**Task directions**
Up to and including the line with "const pkbTicks = [-10, -5, 0, 5, 10];", write out the listing from its first line, minus the pictures.

BEGIN Recorded data

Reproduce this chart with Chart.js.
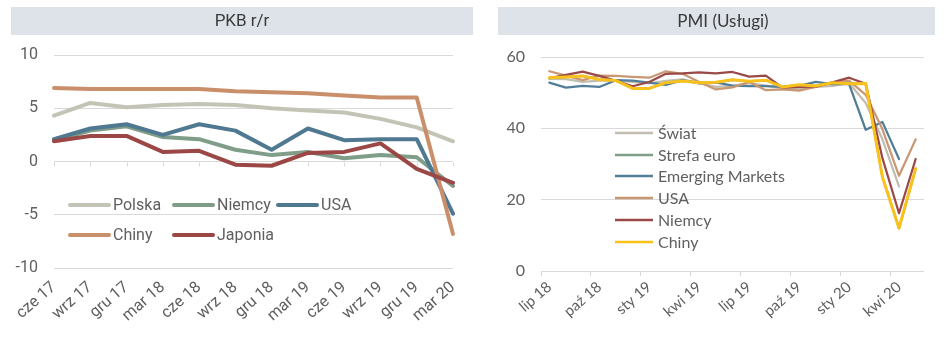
<!DOCTYPE html>
<html><head><meta charset="utf-8">
<script src="https://cdn.jsdelivr.net/npm/chart.js@4.4.1/dist/chart.umd.min.js"></script>
<style>
html,body{margin:0;padding:0;background:#fff;}
#wrap{position:relative;width:949px;height:337px;overflow:hidden;background:#fff;}
canvas{position:absolute;top:0;}
#c1{left:0;} #c2{left:475px;}
</style></head><body>
<div id="wrap"><canvas id="c1" width="475" height="337"></canvas><canvas id="c2" width="474" height="337"></canvas></div>
<script>
// ---- PKB r/r (left) ----
const pkbLabels = ['cze 17','wrz 17','gru 17','mar 18','cze 18','wrz 18','gru 18','mar 19','cze 19','wrz 19','gru 19','mar 20'];
const pkbPolska  = [4.3, 5.5, 5.1, 5.3, 5.4, 5.3, 5.0, 4.8, 4.6, 4.0, 3.2, 1.9];
const pkbNiemcy  = [2.0, 2.9, 3.3, 2.3, 2.1, 1.1, 0.6, 0.9, 0.3, 0.6, 0.4, -2.3];
const pkbUSA     = [2.1, 3.1, 3.5, 2.5, 3.5, 2.9, 1.1, 3.1, 2.0, 2.1, 2.1, -4.9];
const pkbChiny   = [6.9, 6.8, 6.8, 6.8, 6.8, 6.6, 6.5, 6.4, 6.2, 6.0, 6.0, -6.8];
const pkbJaponia = [1.9, 2.4, 2.4, 0.9, 1.0, -0.3, -0.4, 0.8, 0.9, 1.7, -0.7, -2.0];
const pkbTicks = [-10, -5, 0, 5, 10];

// ---- PMI (Usługi) (right) ----
const pmiLabels = ['lip 18','sie 18','wrz 18','paź 18','lis 18','gru 18','sty 19','lut 19','mar 19','kwi 19','maj 19','cze 19','lip 19','sie 19','wrz 19','paź 19','lis 19','gru 19','sty 20','lut 20','mar 20','kwi 20','maj 20'];
const pmiSwiat   = [53.9, 53.8, 53.0, 53.4, 53.4, 53.0, 52.6, 53.3, 53.7, 52.7, 51.6, 51.9, 52.7, 52.0, 51.3, 51.0, 51.6, 51.9, 52.7, 47.1, 37.0, 23.7, null];
const pmiStrefa  = [54.2, 54.4, 54.7, 53.7, 53.4, 51.2, 51.2, 52.8, 53.3, 52.8, 52.9, 53.6, 53.2, 53.5, 51.6, 52.2, 51.9, 52.8, 52.5, 52.6, 26.4, 12.0, 28.7];
const pmiEM      = [52.8, 51.4, 51.9, 51.6, 53.5, 53.4, 52.8, 52.2, 53.5, 52.6, 52.9, 52.0, 51.8, 51.8, 51.6, 51.9, 53.0, 52.4, 52.4, 39.6, 41.8, 31.4, null];
const pmiUSA     = [56.0, 54.8, 53.5, 54.8, 54.7, 54.4, 54.2, 56.0, 55.3, 53.0, 50.9, 51.5, 53.0, 50.7, 50.9, 50.6, 51.6, 52.8, 53.4, 49.4, 39.8, 26.7, 36.9];
const pmiNiemcy  = [54.1, 55.0, 55.9, 54.7, 53.3, 51.8, 53.0, 55.3, 55.4, 55.7, 55.4, 55.8, 54.5, 54.8, 51.4, 51.6, 51.7, 52.9, 54.2, 52.5, 31.7, 16.2, 31.4];
const pmiChiny   = [54.2, 54.4, 54.7, 53.7, 53.4, 51.2, 51.2, 52.8, 53.3, 52.8, 52.9, 53.6, 53.2, 53.5, 51.6, 52.2, 51.9, 52.8, 52.5, 52.6, 26.4, 12.0, 28.7];
const pmiTicks = [0, 20, 40, 60];

const GRID = '#d9d9d9';
const TXT = '#5f5f5f';

const bandPlugin = {
  id: 'band',
  beforeDraw(chart, args, o) {
    const ctx = chart.ctx;
    ctx.save();
    ctx.fillStyle = o.bg;
    ctx.fillRect(o.x, o.y, o.w, o.h);
    ctx.fillStyle = o.color;
    ctx.font = o.font;
    ctx.textAlign = 'center';
    ctx.textBaseline = 'middle';
    ctx.fillText(o.text, o.tx, o.y + o.h / 2 + 1);
    ctx.restore();
  }
};

const inlineLegend = {
  id: 'inlineLegend',
  afterDatasetsDraw(chart, args, o) {
    const ctx = chart.ctx;
    ctx.save();
    ctx.font = o.font;
    ctx.textBaseline = 'middle';
    ctx.textAlign = 'left';
    o.items.forEach(it => {
      const ds = chart.data.datasets[it.i];
      ctx.strokeStyle = ds.borderColor;
      ctx.lineWidth = o.lineWidth;
      ctx.lineCap = o.cap;
      ctx.beginPath();
      ctx.moveTo(it.x, it.y);
      ctx.lineTo(it.x + o.len, it.y);
      ctx.stroke();
      ctx.fillStyle = o.color;
      ctx.fillText(ds.label, it.x + o.len + o.gap, it.y + 1);
    });
    ctx.restore();
  }
};

const zeroTicks = {
  id: 'zeroTicks',
  beforeDatasetsDraw(chart, args, o) {
    const xs = chart.scales.x, ys = chart.scales.y;
    const y0 = Math.round(ys.getPixelForValue(0)) + 0.5;
    const ctx = chart.ctx;
    ctx.save();
    ctx.strokeStyle = o.color;
    ctx.lineWidth = 1;
    ctx.beginPath();
    chart.data.labels.forEach((l, i) => {
      const px = Math.round(xs.getPixelForValue(i)) + 0.5;
      ctx.moveTo(px, y0);
      ctx.lineTo(px, y0 + o.len);
    });
    ctx.stroke();
    ctx.restore();
  }
};

function ds(label, data, color, width, idx) {
  return { label, data, borderColor: color, backgroundColor: color, borderWidth: width,
    pointRadius: 0, pointHoverRadius: 0, tension: 0, fill: false, spanGaps: false,
    borderCapStyle: 'round', borderJoinStyle: 'round', order: -idx };
}

// Left chart
new Chart(document.getElementById('c1'), {
  type: 'line',
  data: {
    labels: pkbLabels,
    datasets: [
      ds('Polska', pkbPolska, '#c4c4b6', 4, 0),
      ds('Niemcy', pkbNiemcy, '#7f9d89', 4, 1),
      ds('USA', pkbUSA, '#4f7891', 4, 2),
      ds('Chiny', pkbChiny, '#c98f6b', 4, 3),
      ds('Japonia', pkbJaponia, '#9a4745', 4, 4)
    ]
  },
  plugins: [bandPlugin, inlineLegend, zeroTicks],
  options: {
    responsive: false, animation: false, devicePixelRatio: 1,
    layout: { padding: { top: 55, right: 22, left: 0, bottom: 0 } },
    plugins: {
      legend: { display: false }, tooltip: { enabled: false }, title: { display: false },
      band: { bg: '#dde3e8', x: 11, y: 7, w: 462, h: 28, text: 'PKB r/r', tx: 242, color: '#3a3a3a', font: '17px Roboto' },
      inlineLegend: { font: '16px Roboto', color: TXT, lineWidth: 4, cap: 'round', len: 39, gap: 4,
        items: [ {i:0, x:70, y:205}, {i:1, x:174, y:205}, {i:2, x:278, y:205}, {i:3, x:70, y:235}, {i:4, x:174, y:235} ] },
      zeroTicks: { color: GRID, len: 4 }
    },
    scales: {
      x: {
        type: 'category', offset: false,
        grid: { display: false },
        border: { display: false },
        ticks: { color: TXT, font: { family: 'Roboto', size: 16 }, autoSkip: false, minRotation: 41, maxRotation: 41, padding: 2 },
        afterFit(s) { s.height = 69; }
      },
      y: {
        min: -10, max: 10,
        afterBuildTicks(s) { s.ticks = pkbTicks.map(v => ({ value: v })); },
        grid: { color: GRID, lineWidth: 1, drawTicks: false },
        border: { display: false },
        ticks: { color: TXT, font: { family: 'Roboto', size: 16 }, padding: 16 },
        afterFit(s) { s.width = 54; }
      }
    }
  }
});

// Right chart
new Chart(document.getElementById('c2'), {
  type: 'line',
  data: {
    labels: pmiLabels,
    datasets: [
      ds('Świat', pmiSwiat, '#c2beaf', 2.25, 0),
      ds('Strefa euro', pmiStrefa, '#7f9f89', 2.25, 1),
      ds('Emerging Markets', pmiEM, '#527e99', 2.25, 2),
      ds('USA', pmiUSA, '#c89874', 2.25, 3),
      ds('Niemcy', pmiNiemcy, '#9a4947', 2.25, 4),
      ds('Chiny', pmiChiny, '#f9c11c', 3, 5)
    ]
  },
  plugins: [bandPlugin, inlineLegend],
  options: {
    responsive: false, animation: false, devicePixelRatio: 1,
    layout: { padding: { top: 57, right: 25, left: 0, bottom: 0 } },
    plugins: {
      legend: { display: false }, tooltip: { enabled: false }, title: { display: false },
      band: { bg: '#dde3e8', x: 23, y: 7, w: 437, h: 28, text: 'PMI (Usługi)', tx: 248, color: '#3a3a3a', font: '17px Lato' },
      inlineLegend: { font: '16px Lato', color: TXT, lineWidth: 2.5, cap: 'butt', len: 38, gap: 5,
        items: [ {i:0, x:140, y:133}, {i:1, x:140, y:155}, {i:2, x:140, y:176}, {i:3, x:140, y:198}, {i:4, x:140, y:220}, {i:5, x:140, y:242} ] }
    },
    scales: {
      x: {
        type: 'category', offset: true,
        grid: { display: true, drawOnChartArea: false, drawTicks: true, tickLength: 5, offset: true,
          tickColor: (c) => (c.index % 3 === 0 && c.index < pmiLabels.length) ? GRID : 'rgba(0,0,0,0)',
          color: 'rgba(0,0,0,0)' },
        border: { display: false },
        ticks: { color: TXT, font: { family: 'Lato', size: 15 }, autoSkip: false, minRotation: 41, maxRotation: 41, padding: 2,
          callback(v, i) { return i % 3 === 0 ? pmiLabels[i] : ''; } },
        afterFit(s) { s.height = 66; }
      },
      y: {
        min: 0, max: 60,
        afterBuildTicks(s) { s.ticks = pmiTicks.map(v => ({ value: v })); },
        grid: { color: GRID, lineWidth: 1, drawTicks: false },
        border: { display: false },
        ticks: { color: TXT, font: { family: 'Lato', size: 16 }, padding: 16 },
        afterFit(s) { s.width = 66; }
      }
    }
  }
});
</script>
</body></html>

END Recorded data

**Answer to this problem**
Reproduce this chart with Chart.js.
<!DOCTYPE html>
<html><head><meta charset="utf-8">
<script src="https://cdn.jsdelivr.net/npm/chart.js@4.4.1/dist/chart.umd.min.js"></script>
<style>
html,body{margin:0;padding:0;background:#fff;}
#wrap{position:relative;width:949px;height:337px;overflow:hidden;background:#fff;}
canvas{position:absolute;top:0;}
#c1{left:0;} #c2{left:475px;}
</style></head><body>
<div id="wrap"><canvas id="c1" width="475" height="337"></canvas><canvas id="c2" width="474" height="337"></canvas></div>
<script>
// ---- PKB r/r (left) ----
const pkbLabels = ['cze 17','wrz 17','gru 17','mar 18','cze 18','wrz 18','gru 18','mar 19','cze 19','wrz 19','gru 19','mar 20'];
const pkbPolska  = [4.3, 5.5, 5.1, 5.3, 5.4, 5.3, 5.0, 4.8, 4.6, 4.0, 3.2, 1.9];
const pkbNiemcy  = [2.0, 2.9, 3.3, 2.3, 2.1, 1.1, 0.6, 0.9, 0.3, 0.6, 0.4, -2.3];
const pkbUSA     = [2.1, 3.1, 3.5, 2.5, 3.5, 2.9, 1.1, 3.1, 2.0, 2.1, 2.1, -4.9];
const pkbChiny   = [6.9, 6.8, 6.8, 6.8, 6.8, 6.6, 6.5, 6.4, 6.2, 6.0, 6.0, -6.8];
const pkbJaponia = [1.9, 2.4, 2.4, 0.9, 1.0, -0.3, -0.4, 0.8, 0.9, 1.7, -0.7, -2.0];
const pkbTicks = [-10, -5, 0, 5, 10];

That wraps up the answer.